AIM OF THE EXERCISE:
All lines from the top of the records below through the line holding "7.2), dpi=100, facecolor='white')", and only those, should be printed exactly, minus the pictures.

───── ENTRIES PROVIDED ─────

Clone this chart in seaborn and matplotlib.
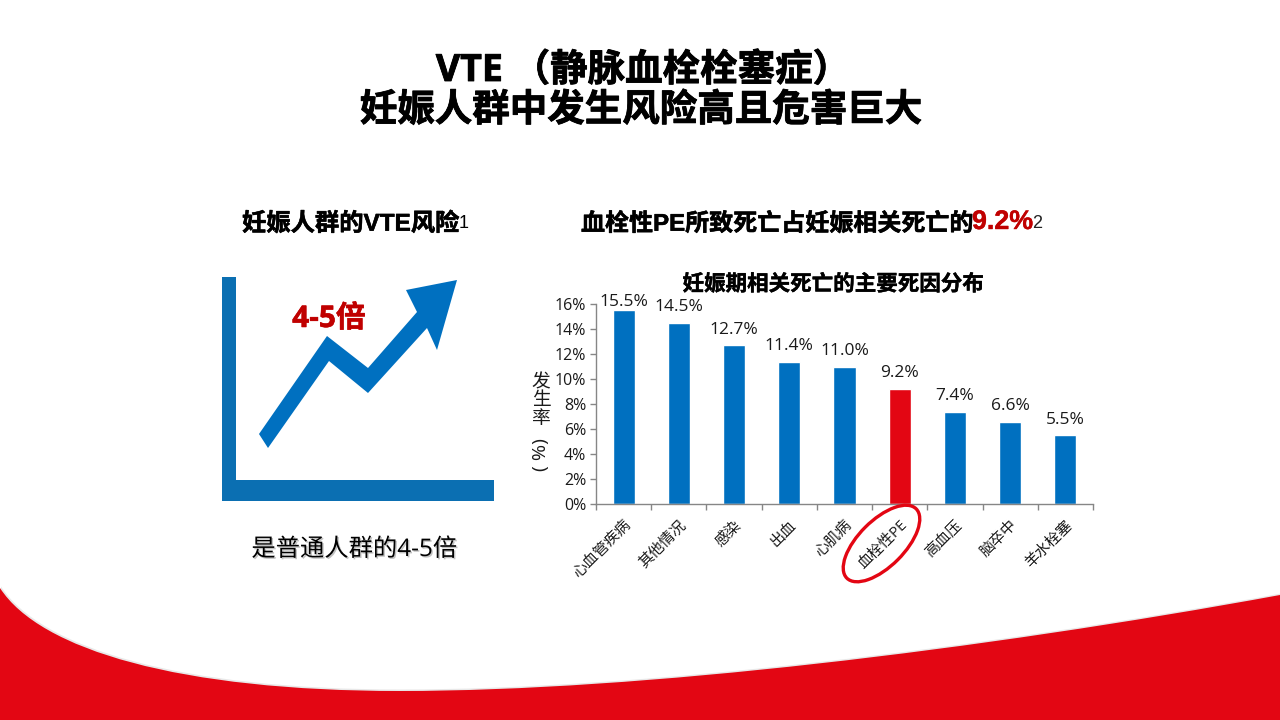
import matplotlib
matplotlib.use("Agg")
import matplotlib.pyplot as plt
import matplotlib.patheffects as pe
from matplotlib.patches import Ellipse, PathPatch, Polygon
from matplotlib.path import Path
from matplotlib.ticker import FixedLocator
import pandas as pd
import seaborn as sns

# Chart data
causes = ['心血管疾病', '其他情况', '感染', '出血', '心肌病', '血栓性PE', '高血压', '脑卒中', '羊水栓塞']
rates = [15.5, 14.5, 12.7, 11.4, 11.0, 9.2, 7.4, 6.6, 5.5]
y_ticks = [0, 2, 4, 6, 8, 10, 12, 14, 16]

BLUE = '#0070C0'
ICON_BLUE = '#0B6FB2'
RED = '#E30613'
DARK_RED = '#C00000'

sns.set_theme(style="white")
plt.rcParams['font.family'] = ['Open Sans', 'Noto Sans CJK SC', 'DejaVu Sans']
ARIAL_LIKE = ['Liberation Sans', 'Noto Sans CJK SC']


def heavy(width, color='black'):
    # the slide's bold text is a bit fatter than the font's own bold
    return [pe.withStroke(linewidth=width, foreground=color)]


fig = plt.figure(figsize=(12.8, 7.2), dpi=100, facecolor='white')

# background layer in pixel coordinates
bg = fig.add_axes([0, 0, 1, 1], zorder=0)
bg.set_xlim(0, 1280)
bg.set_ylim(720, 0)
bg.axis('off')

wave = [(0, 720), (0, 588), (40, 650), (180, 691), (400, 691),
        (640, 691), (980, 650), (1280, 595), (1280, 720), (0, 720)]
codes = [Path.MOVETO, Path.LINETO, Path.CURVE4, Path.CURVE4, Path.CURVE4,
         Path.CURVE4, Path.CURVE4, Path.CURVE4, Path.LINETO, Path.CLOSEPOLY]
shadow = [(x + 1, y - 1.5) for x, y in wave]
bg.add_patch(PathPatch(Path(shadow, codes), fc='#e8e8e8', ec='none'))
bg.add_patch(PathPatch(Path(wave, codes), fc=RED, ec='none'))

# the icon on the left
axis_shape = [(222, 277), (236, 277), (236, 480), (494, 480), (494, 501), (222, 501)]
arrow_shape = [(259, 434), (327, 336), (368, 368), (417, 312), (406, 290), (457, 280),
               (437, 350), (427, 328), (368, 393), (329, 361), (268, 448)]
bg.add_patch(Polygon(axis_shape, fc=ICON_BLUE, ec='none'))
bg.add_patch(Polygon(arrow_shape, fc=BLUE, ec='none'))

# bar chart
ax = fig.add_axes([596 / 1280, (720 - 504) / 720, 497 / 1280, 200 / 720], zorder=1)
df = pd.DataFrame({'cause': causes, 'rate': rates})
colors = [RED if c == '血栓性PE' else BLUE for c in causes]
sns.barplot(data=df, x='cause', y='rate', hue='cause', palette=colors,
            legend=False, width=0.4, saturation=1, ax=ax)
ax.patch.set_alpha(0)
ax.set_xlim(-0.5, len(causes) - 0.5)
ax.set_ylim(0, 16)
ax.set_xlabel('')
ax.set_ylabel('')
ax.set_yticks(y_ticks)
ax.set_yticklabels([f'{t}%' for t in y_ticks], fontsize=11.5, color='#1a1a1a')
ax.set_xticks(range(len(causes)))
ax.set_xticklabels(causes, fontsize=10.8, rotation=45, ha='right', rotation_mode='anchor', color='#1a1a1a')
ax.xaxis.set_minor_locator(FixedLocator([i - 0.5 for i in range(len(causes) + 1)]))
ax.tick_params(axis='x', which='major', length=0, pad=10)
ax.tick_params(axis='x', which='minor', length=4, width=1, color='#868686', bottom=True)
ax.tick_params(axis='y', which='major', length=4, width=1, color='#868686', left=True, pad=3)
sns.despine(ax=ax)
for side in ['left', 'bottom']:
    ax.spines[side].set_color('#868686')
    ax.spines[side].set_linewidth(1)
for i, v in enumerate(rates):
    # the tallest label sits closer to its bar, squeezed under the chart title
    offset = 0 if v == max(rates) else 5.5
    ax.annotate(f'{v:.1f}%', (i, v), xytext=(0, offset), textcoords='offset points',
                ha='center', va='bottom', fontsize=12.5, color='#1a1a1a', annotation_clip=False)

# foreground layer for all the slide text
fg = fig.add_axes([0, 0, 1, 1], zorder=2)
fg.set_xlim(0, 1280)
fg.set_ylim(720, 0)
fg.axis('off')

fg.text(643, 71, 'VTE （静脉血栓栓塞症）', ha='center', va='center', fontsize=27, fontweight='bold',
        color='black', path_effects=heavy(0.6))
fg.text(641, 111, '妊娠人群中发生风险高且危害巨大', ha='center', va='center', fontsize=27, fontweight='bold',
        color='black', path_effects=heavy(0.6))

t = fg.text(242, 224, '妊娠人群的VTE风险', ha='left', va='center', fontsize=17.5, fontweight='bold',
            color='black', family=ARIAL_LIKE, path_effects=heavy(0.4))
renderer = fig.canvas.get_renderer()
fg.text(242 + t.get_window_extent(renderer).width, 224, '1', ha='left', va='center', fontsize=13,
        color='black', family=ARIAL_LIKE)

# header with a red number in the middle, placed piece by piece
x_pos = 581
for part, size, col, y_pos, weight, stroke in [('血栓性PE所致死亡占妊娠相关死亡的', 17.3, 'black', 224, 'bold', 0.4),
                                               ('9.2%', 19.3, DARK_RED, 222, 'bold', 0.3),
                                               ('2', 13, '#222222', 223, 'normal', 0)]:
    t = fg.text(x_pos, y_pos, part, ha='left', va='center', fontsize=size, fontweight=weight,
                color=col, family=ARIAL_LIKE)
    if stroke:
        t.set_path_effects(heavy(stroke, col))
    x_pos += t.get_window_extent(renderer).width - 1

fg.text(833, 285, '妊娠期相关死亡的主要死因分布', ha='center', va='center', fontsize=15.5, fontweight='bold',
        color='black', path_effects=heavy(0.3))

fg.text(329, 319, '4-5倍', ha='center', va='center', fontsize=21.5, fontweight='bold', color=DARK_RED,
        path_effects=heavy(0.4, DARK_RED))
fg.text(354, 550, '是普通人群的4-5倍', ha='center', va='center', fontsize=17.5, color='black',
        path_effects=[pe.withSimplePatchShadow(offset=(1, -1), shadow_rgbFace='#999999', alpha=0.6)])

# y axis title, upright characters over a rotated bracket
for char, y_pos in zip('发生率', [382, 400, 419]):
    fg.text(541, y_pos, char, ha='center', va='center', fontsize=13.5, color='#1a1a1a')
fg.text(541, 455, '( %)', ha='center', va='center', fontsize=14, rotation=90, color='#1a1a1a')

# circle around the highlighted category
fg.add_patch(Ellipse((881.5, 543.5), 98, 46, angle=-45, fc='none', ec=RED, lw=2.4))

fig.savefig('out.png', dpi=100)
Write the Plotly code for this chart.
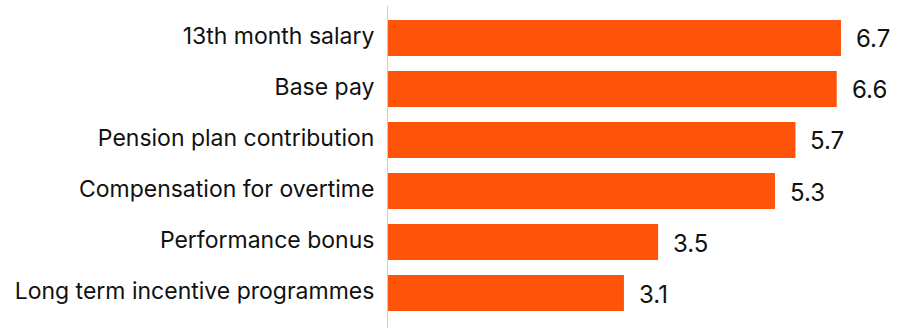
import math
import plotly.graph_objects as go

# Compensation components, top to bottom
categories = [
    "13th month salary",
    "Base pay",
    "Pension plan contribution",
    "Compensation for overtime",
    "Performance bonus",
    "Long term incentive programmes",
]
values = [6.7, 6.6, 5.7, 5.3, 3.5, 3.1]
value_labels = ["6.7", "6.6", "5.7", "5.3", "3.5", "3.1"]

BAR_COLOR = "#FE540A"
TEXT_COLOR = "#111111"
FONT = "Inter"

fig = go.Figure(
    go.Bar(
        x=values,
        y=categories,
        orientation="h",
        marker=dict(color=BAR_COLOR, line=dict(width=0)),
        width=0.706,
        hoverinfo="skip",
    )
)

# value labels just to the right of each bar
for cat, val, lab in zip(categories, values, value_labels):
    fig.add_annotation(
        x=math.log10(val),
        y=cat,
        text=lab,
        showarrow=False,
        xanchor="left",
        yanchor="middle",
        xshift=13,
        yshift=-1,
        font=dict(family=FONT, size=24, color=TEXT_COLOR),
    )

fig.update_layout(
    width=902,
    height=328,
    margin=dict(l=388, r=0, t=6, b=0),
    paper_bgcolor="white",
    plot_bgcolor="white",
    showlegend=False,
    font=dict(family=FONT, size=23, color=TEXT_COLOR),
    xaxis=dict(
        type="log",
        range=[0.1275, 0.9202],
        showticklabels=False,
        showgrid=False,
        zeroline=False,
        showline=False,
        ticks="",
    ),
    yaxis=dict(
        categoryorder="array",
        categoryarray=categories[::-1],
        range=[-0.686, 5.627],
        showgrid=False,
        zeroline=False,
        showline=True,
        linecolor="#C9CED6",
        linewidth=1,
        ticks="",
        ticklabelstandoff=8,
        ticklabelshift=-2,
        tickfont=dict(family=FONT, size=23, color=TEXT_COLOR),
    ),
)

fig.write_html("out.html")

─────

REPLY TO THE EXERCISE:
Clone this chart in seaborn and matplotlib.
import matplotlib
matplotlib.use("Agg")
import matplotlib.pyplot as plt
import matplotlib.patheffects as pe
from matplotlib.patches import Ellipse, PathPatch, Polygon
from matplotlib.path import Path
from matplotlib.ticker import FixedLocator
import pandas as pd
import seaborn as sns

# Chart data
causes = ['心血管疾病', '其他情况', '感染', '出血', '心肌病', '血栓性PE', '高血压', '脑卒中', '羊水栓塞']
rates = [15.5, 14.5, 12.7, 11.4, 11.0, 9.2, 7.4, 6.6, 5.5]
y_ticks = [0, 2, 4, 6, 8, 10, 12, 14, 16]

BLUE = '#0070C0'
ICON_BLUE = '#0B6FB2'
RED = '#E30613'
DARK_RED = '#C00000'

sns.set_theme(style="white")
plt.rcParams['font.family'] = ['Open Sans', 'Noto Sans CJK SC', 'DejaVu Sans']
ARIAL_LIKE = ['Liberation Sans', 'Noto Sans CJK SC']


def heavy(width, color='black'):
    # the slide's bold text is a bit fatter than the font's own bold
    return [pe.withStroke(linewidth=width, foreground=color)]


fig = plt.figure(figsize=(12.8, 7.2), dpi=100, facecolor='white')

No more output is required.